Un souvenir confirmé par l’historienne Russel-Aurore Bouchard, qui, au fil de ses recherches, a établi le début de la pêche blanche comme « phénomène social » au Saguenay–Lac-Saint-Jean au début des années 1980.

« Ça crie un peu à La Baie, il y a des gens qui ont investi dans leurs commerces, il y a tout un circuit », ajoute-t-elle, confirmant que la nouvelle a pris de court de nombreux citoyens férus de ce sport et qui paient, année après année, pour réserver un site pour leurs cabanes.

Des pertes financières

« C’est comme si tu annonçais à quelqu’un qui va au même site de camping tous les ans depuis 20 ans, le jour où il tombe en vacances, qu’il ne peut pas cette année », résume le propriétaire de L’Aventure de l’ours noir, Marc-Olivier Noël.

Pour ce pourvoyeur qui loue chaque année 16 des sites à l’Anse-à-Benjamin, la nouvelle a eu l’effet d’une douche froide. Informé quelques jours avant l’annulation que le couvert de glace serait suffisant, il explique avoir fait remorquer toutes ses cabanes en bordure de la baie, au coût de 2300 $.

Une somme qu’il risque de ne pas revoir, tout comme les milliers de dollars de réservations perdues ou l’argent dépensé d’urgence pour se doter de cabanes portatives ou en toile, la pêche sur glace étant toujours permise à partir d’installations temporaires et aux risques et périls des pêcheurs.

Et Marc-Olivier Noël n’est pas le seul à souffrir de cette annulation, plusieurs commerces de La Baie, la municipalité voisine, profitant chaque année du passage de nombreux visiteurs venus des quatre coins de la province pour y taquiner le poisson de fond, explique Dany Tremblay.

« Mettez 1000 cabanes, les gens demeurent plus longtemps, ils vont y passer des semaines complètes. Ils ont besoin de plus de nourriture, il y a de la visite, une cabane peut loger cinq ou six personnes, les pourvoyeurs qui ont une quarantaine de cabanes en location, c’est des revenus », énumère-t-il.

Une saison écourtée

À Sainte-Anne-de-la-Pérade, en Mauricie, où se trouve un autre mythique site de pêche blanche, celui où on attrape les petits poissons des chenaux, la saison est bien en marche.

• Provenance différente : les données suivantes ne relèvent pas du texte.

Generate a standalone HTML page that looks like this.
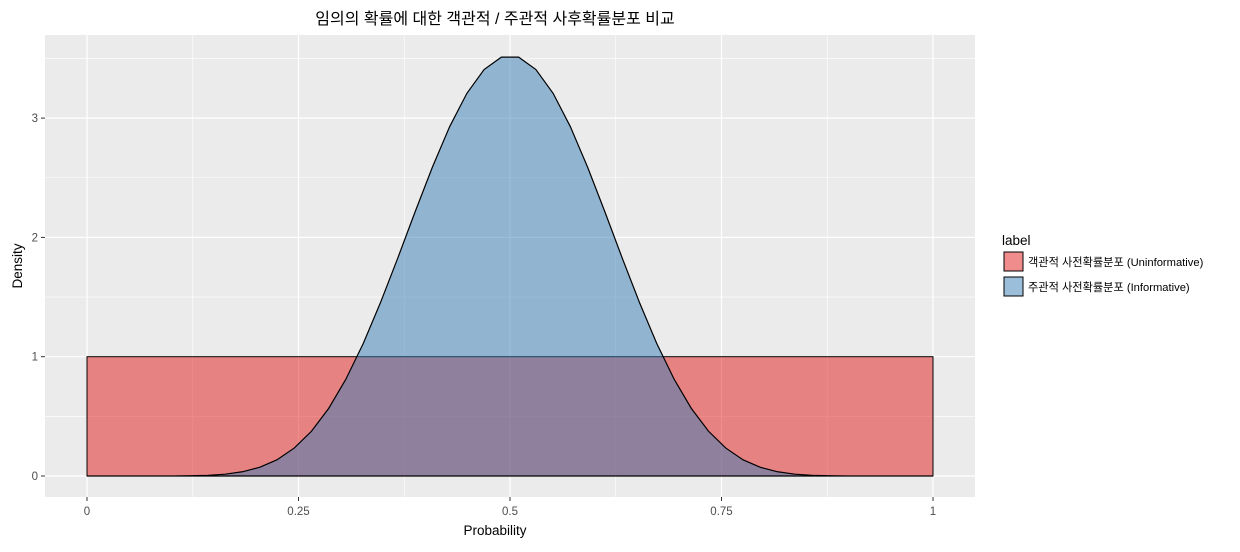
<!DOCTYPE html>
<html><head><meta charset="utf-8"><style>
body{margin:0;background:#fff;}
svg text{font-family:"Liberation Sans","Noto Sans CJK KR",sans-serif;}
</style></head><body>
<svg width="1240" height="547" viewBox="0 0 1240 547">
<text x="495" y="24" text-anchor="middle" font-size="16" fill="#000">임의의 확률에 대한 객관적 / 주관적 사후확률분포 비교</text>
<rect x="45" y="35" width="930" height="462" fill="#EBEBEB"/>
<g id="grid"></g>
<g id="marks"></g>
<g id="axes"></g>
<text x="495" y="535" text-anchor="middle" font-size="13.5" fill="#000">Probability</text>
<text transform="translate(22,266) rotate(-90)" text-anchor="middle" font-size="13.5" fill="#000">Density</text>
<g>
<text x="1002" y="245" font-size="13.5" fill="#000">label</text>
<rect x="1004" y="252" width="19" height="19" fill="#E41A1C" fill-opacity="0.5" stroke="#000"/>
<text x="1028" y="266" font-size="11.2" fill="#000">객관적 사전확률분포 (Uninformative)</text>
<rect x="1004" y="277" width="19" height="19" fill="#377EB8" fill-opacity="0.5" stroke="#000"/>
<text x="1028" y="291" font-size="11.2" fill="#000">주관적 사전확률분포 (Informative)</text>
</g>
</svg>
<script>
const xTicks=[0,0.25,0.5,0.75,1];
const xTickLabels=["0","0.25","0.5","0.75","1"];
const yTicks=[0,1,2,3];
const yTickLabels=["0","1","2","3"];
const uniformDensity=1;
const betaHalf=[0,0,0,0,0.0001,0.0004,0.0018,0.0057,0.0153,0.0354,0.0727,0.1357,0.234,0.375,0.567,0.813,1.111,1.454,1.827,2.213,2.587,2.927,3.207,3.407,3.511];
const betaDensity=betaHalf.concat(betaHalf.slice().reverse());
const betaX=betaDensity.map((d,i)=>i/(betaDensity.length-1));
const NS='http://www.w3.org/2000/svg';
const X=v=>87+v*846, Y=v=>476-v*119.3;
function mk(t,a,p){const e=document.createElementNS(NS,t);for(const k in a)e.setAttribute(k,a[k]);p.appendChild(e);return e;}
const grid=document.getElementById('grid'),marks=document.getElementById('marks'),axes=document.getElementById('axes');
for(let i=0;i<xTicks.length;i++){
 if(i<xTicks.length-1){const m=(xTicks[i]+xTicks[i+1])/2;const g=mk('line',{x1:X(m),x2:X(m),y1:35,y2:497,stroke:'#fff','stroke-width':0.6},grid);
 
 }
 const l=mk('line',{x1:X(xTicks[i]),x2:X(xTicks[i]),y1:35,y2:497,stroke:'#fff','stroke-width':1.2},grid);
 
 
 mk('line',{x1:X(xTicks[i]),x2:X(xTicks[i]),y1:497,y2:501,stroke:'#333'},axes);
 const t=mk('text',{x:X(xTicks[i]),y:515,'text-anchor':'middle','font-size':11.5,fill:'#4d4d4d'},axes);t.textContent=xTickLabels[i];
 
 
}
for(let i=0;i<yTicks.length;i++){
 const m=yTicks[i]+0.5;const g=mk('line',{x1:45,x2:975,y1:Y(m),y2:Y(m),stroke:'#fff','stroke-width':0.6},grid);
 
 
 const l=mk('line',{x1:45,x2:975,y1:Y(yTicks[i]),y2:Y(yTicks[i]),stroke:'#fff','stroke-width':1.2},grid);
 
 
 mk('line',{x1:41,x2:45,y1:Y(yTicks[i]),y2:Y(yTicks[i]),stroke:'#333'},axes);
 const t=mk('text',{x:38,y:Y(yTicks[i])+4,'text-anchor':'end','font-size':11.5,fill:'#4d4d4d'},axes);t.textContent=yTickLabels[i];
 
 
}
const r=mk('rect',{x:X(0),y:Y(uniformDensity),width:X(1)-X(0),height:Y(0)-Y(uniformDensity),fill:'#E41A1C','fill-opacity':0.5,stroke:'#000','stroke-width':1},marks);


let pts=betaX.map((x,i)=>X(x)+','+Y(betaDensity[i])).join(' ');
const p=mk('polygon',{points:pts,fill:'#377EB8','fill-opacity':0.5,stroke:'#000','stroke-width':1.2},marks);


</script>
</body></html>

Sauf qu’elle a débuté trois semaines en retard, le peu de glace accumulé en début de saison ayant été emporté par le redoux avant le temps des Fêtes. « On a commencé le 15 janvier, ça va être une demi-saison pour nous cette année », confirme le porte-parole de l’Association des pourvoyeurs de la rivière Sainte-Anne, Steeve Massicotte.

PHOTO ANNE-SOPHIE THILL, AGENCE FRANCE-PRESSE

Des cabanes à pêche à Sainte-Anne-de-la-Pérade, le 27 janvier dernier

Après deux saisons difficiles (2022-2023 ayant aussi été écourtée), il ajoute avoir hâte d’« avoir un hiver un peu plus normal ». Car les conséquences financières d’un tel retard sont importantes, dit-il.

« On coupe en deux. Les retombées économiques, pour la Mauricie, au lieu d’être 6 millions de dollars, c’est 3 millions. Pour les pourvoyeurs, on couvre nos frais. On sauve les meubles un petit peu », explique Steeve Massicotte.

Comme tous les ans, la saison de la pêche aux petits poissons des chenaux prendra fin dimanche, moins d’un mois après avoir débuté.

PHOTO ANNE-SOPHIE THILL, AGENCE FRANCE-PRESSE

Des poissons récoltés à Sainte-Anne-de-la-Pérade, le 27 janvier dernier

D’autres ont toutefois eu plus de chance jusqu’ici. Un autre village de pêche blanche important, celui de Gatineau, situé en banlieue de la ville du même nom, ne semble pas avoir souffert outre mesure des aléas de la météo.

Le fait que les quelque 200 cabanes qui le composent soient dressées sur les glaces d’une baie, en bordure de la rivière des Outaouais, où « il n’y a pas de courant, pas de vague », pourrait expliquer son succès, croit son propriétaire, Brian Nixon.